• **Data extract**
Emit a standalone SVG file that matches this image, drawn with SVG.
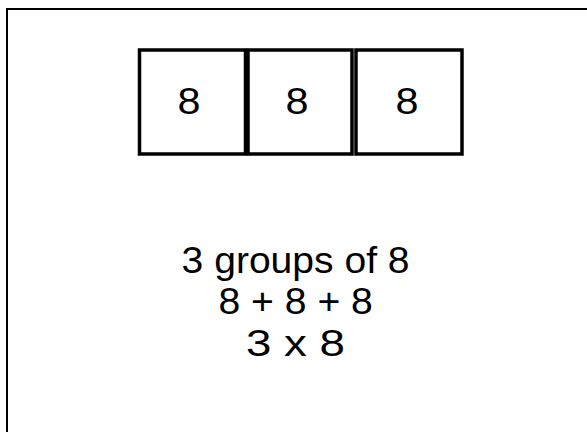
<svg xmlns="http://www.w3.org/2000/svg" width="587" height="432" viewBox="0 0 587 432">
<style>
.box{fill:#fff;stroke:#000;stroke-width:3.5}
.t{font-family:"Liberation Sans",Arial,sans-serif;fill:#000}
.n{font-size:37px;text-anchor:middle}
.l{font-size:36px}
</style>
<rect width="587" height="432" fill="#fff"/>
<path d="M7,432 V9 H587" fill="none" stroke="#000" stroke-width="2"/>
<g id="box1"><rect class="box" x="139.5" y="50" width="106" height="104"/><text class="t n" x="189" y="114" textLength="23" lengthAdjust="spacingAndGlyphs">8</text></g>
<g id="box2"><rect class="box" x="248" y="50" width="104" height="104"/><text class="t n" x="297" y="114" textLength="23" lengthAdjust="spacingAndGlyphs">8</text></g>
<g id="box3"><rect class="box" x="356" y="50" width="106" height="104"/><text class="t n" x="407" y="114" textLength="23" lengthAdjust="spacingAndGlyphs">8</text></g>
<g id="labels">
<text class="t l" x="181.6" y="273" textLength="228" lengthAdjust="spacingAndGlyphs">3 groups of 8</text>
<text class="t l" x="218.4" y="314" textLength="154.5" lengthAdjust="spacingAndGlyphs">8 + 8 + 8</text>
<text class="t l" x="246" y="356" textLength="99" lengthAdjust="spacingAndGlyphs">3 x 8</text>
</g>
</svg>
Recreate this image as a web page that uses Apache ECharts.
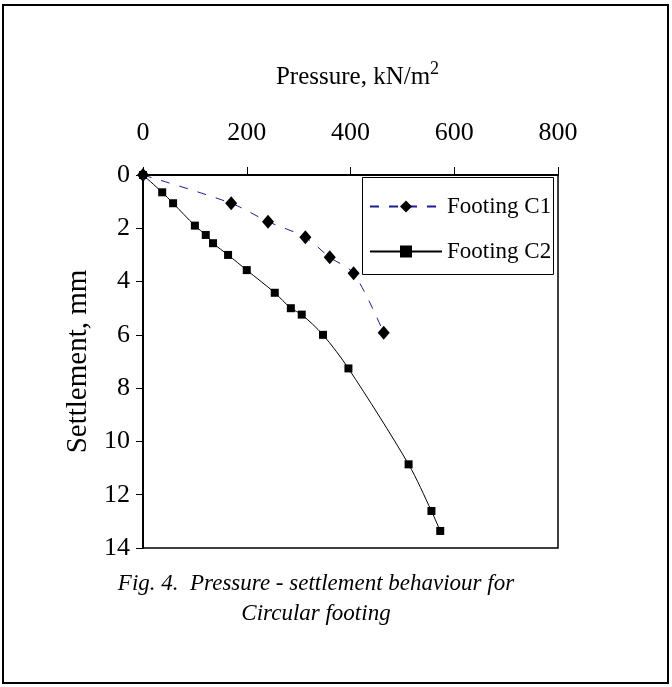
<!DOCTYPE html>
<html>
<head>
<meta charset="utf-8">
<script src="https://cdn.jsdelivr.net/npm/echarts@6/dist/echarts.min.js"></script>
<style>
  html, body { margin: 0; padding: 0; background: #fff; }
  #chart { width: 672px; height: 687px; }
</style>
</head>
<body>
<div id="chart"></div>
<script>
// pressure (kN/m2) vs settlement (mm)
const c1Pressure = [0, 170, 241, 313, 360, 406, 464];
const c1Settlement = [0, 1.06, 1.75, 2.34, 3.09, 3.69, 5.92];
const c2Pressure = [0, 37, 58, 100, 121, 135, 164, 200, 254, 285, 306, 347, 396, 512, 556, 573];
const c2Settlement = [0, 0.65, 1.06, 1.9, 2.25, 2.56, 3.0, 3.57, 4.42, 5.0, 5.24, 6.0, 7.26, 10.86, 12.61, 13.36];
const seriesNames = ["Footing C1", "Footing C2"];

const font = "'Liberation Serif', 'Times New Roman', serif";
const pairs = (xs, ys) => xs.map((x, i) => [x, ys[i]]);

const chart = echarts.init(document.getElementById("chart"));
chart.setOption({
  backgroundColor: "#fff",
  animation: false,
  textStyle: { fontFamily: font, color: "#000" },
  grid: {
    left: 143, top: 175, width: 415, height: 373,
    show: true, borderColor: "#000", borderWidth: 1.5,
  },
  legend: {
    data: seriesNames,
    orient: "vertical",
    left: 364, top: 190,
    itemWidth: 72, itemHeight: 15, itemGap: 22,
    textStyle: { fontFamily: font, fontSize: 23, color: "#000" },
  },
  xAxis: {
    type: "value",
    position: "top",
    min: 0, max: 800, interval: 200,
    name: "Pressure, kN/m{s|2}",
    nameLocation: "middle",
    nameGap: 80,
    nameTextStyle: {
      fontFamily: font, fontSize: 25, color: "#000", padding: [0, 0, 0, 14],
      rich: { s: { fontFamily: font, fontSize: 18, color: "#000", padding: [0, 0, 17, 0] } },
    },
    axisLine: { lineStyle: { color: "#000", width: 2 } },
    axisTick: { length: 8, lineStyle: { color: "#000" } },
    axisLabel: { fontFamily: font, fontSize: 26, color: "#000", margin: 29 },
    splitLine: { show: false },
  },
  yAxis: {
    type: "value",
    inverse: true,
    min: 0, max: 14, interval: 2,
    name: "Settlement, mm",
    nameLocation: "middle",
    nameRotate: 90,
    nameGap: 46,
    nameTextStyle: { fontFamily: font, fontSize: 29, color: "#000" },
    axisLine: { lineStyle: { color: "#000", width: 2 } },
    axisTick: { length: 7, lineStyle: { color: "#000" } },
    axisLabel: { fontFamily: font, fontSize: 26, color: "#000", margin: 13 },
    splitLine: { show: false },
  },
  series: [
    {
      name: seriesNames[0],
      type: "line",
      data: pairs(c1Pressure, c1Settlement),
      smooth: 0.3,
      symbol: "diamond",
      symbolSize: [12, 14],
      itemStyle: { color: "#000" },
      lineStyle: { color: "#1c1c96", width: 1, type: [9, 10] },
    },
    {
      name: seriesNames[1],
      type: "line",
      data: pairs(c2Pressure, c2Settlement),
      smooth: 0.3,
      symbol: "rect",
      symbolSize: 8,
      itemStyle: { color: "#000" },
      lineStyle: { color: "#000", width: 1 },
    },
  ],
  graphic: [
    {
      type: "rect",
      shape: { x: 3, y: 5, width: 665, height: 678 },
      style: { fill: null, stroke: "#000", lineWidth: 2 },
      silent: true,
    },
    {
      type: "rect",
      shape: { x: 362.5, y: 177.5, width: 191, height: 97 },
      style: { fill: null, stroke: "#000", lineWidth: 1 },
      silent: true,
    },
    {
      type: "text",
      x: 316, y: 569,
      style: {
        text: "Fig. 4.  Pressure - settlement behaviour for\nCircular footing",
        font: "italic 23px " + font,
        fill: "#000",
        align: "center",
        lineHeight: 30,
      },
    },
  ],
});
</script>
</body>
</html>
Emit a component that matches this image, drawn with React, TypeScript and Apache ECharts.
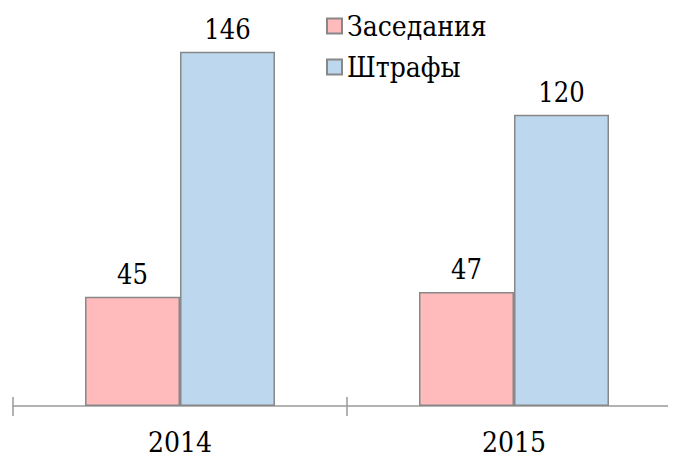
import React, { useEffect, useRef } from "react";
import * as echarts from "echarts";

const categories = ["2014", "2015"];
const seriesNames = ["Заседания", "Штрафы"];
const meetings = [45, 47];
const fines = [146, 120];

const FONT = "DejaVu Serif Condensed, DejaVu Serif";

export default function App() {
  const ref = useRef<HTMLDivElement>(null);
  useEffect(() => {
    if (!ref.current) return;
    const chart = echarts.init(ref.current, null, { renderer: "svg" });
    const labelStyle = {
      show: true,
      position: "top" as const,
      distance: 9,
      fontFamily: FONT,
      fontSize: 27,
      color: "#000",
    };
    chart.setOption({
      animation: false,
      backgroundColor: "#fff",
      textStyle: { fontFamily: FONT },
      legend: {
        orient: "vertical",
        left: 321,
        top: 6,
        itemWidth: 15,
        itemHeight: 15,
        itemGap: 11,
        icon: "rect",
        data: seriesNames,
        textStyle: { fontFamily: FONT, fontSize: 28, lineHeight: 30, color: "#000" },
      },
      grid: { left: 13, right: 4, top: 42, bottom: 54, containLabel: false },
      xAxis: [
        {
          type: "category",
          data: categories,
          axisLine: { show: true, lineStyle: { color: "#9a9a9a", width: 1.5 } },
          axisTick: { show: true, length: 10, lineStyle: { color: "#9a9a9a", width: 1.5 } },
          axisLabel: { fontFamily: FONT, fontSize: 28, color: "#000", margin: 22 },
        },
        {
          type: "category",
          data: categories,
          position: "bottom",
          axisLine: { show: false },
          axisTick: { show: true, inside: true, length: 9, lineStyle: { color: "#9a9a9a", width: 1.5 } },
          axisLabel: { show: false },
        },
      ],
      yAxis: { type: "value", min: 0, max: 150, show: false },
      series: [
        {
          name: seriesNames[0],
          type: "bar",
          data: meetings,
          barWidth: 95,
          barGap: "0%",
          itemStyle: { color: "#FFBBBC", borderColor: "#888888", borderWidth: 1.5 },
          label: labelStyle,
        },
        {
          name: seriesNames[1],
          type: "bar",
          data: fines,
          barWidth: 95,
          barGap: "0%",
          itemStyle: { color: "#BDD7EE", borderColor: "#888888", borderWidth: 1.5 },
          label: labelStyle,
        },
      ],
    });
    return () => chart.dispose();
  }, []);
  return (
    <div style={{ width: 676, height: 460, margin: -8, overflow: "hidden", position: "relative" }}>
      <div ref={ref} style={{ width: 685, height: 460 }} />
    </div>
  );
}
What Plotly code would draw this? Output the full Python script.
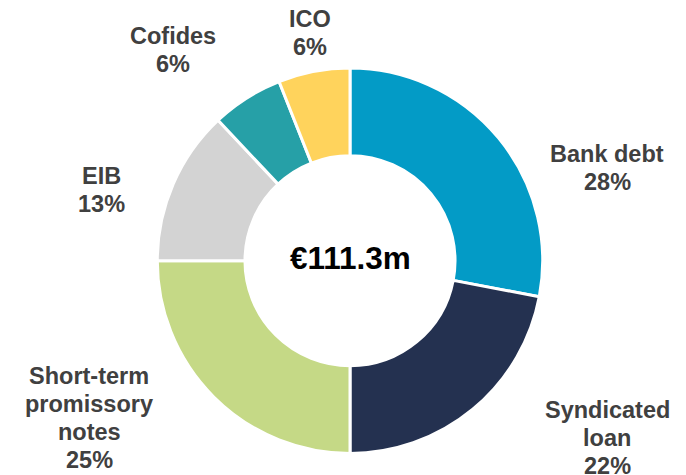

• **Your goal**
Report the number of lines in the listing where the string "drawn" appears, and nothing besides.

• **Response to this exercise**
2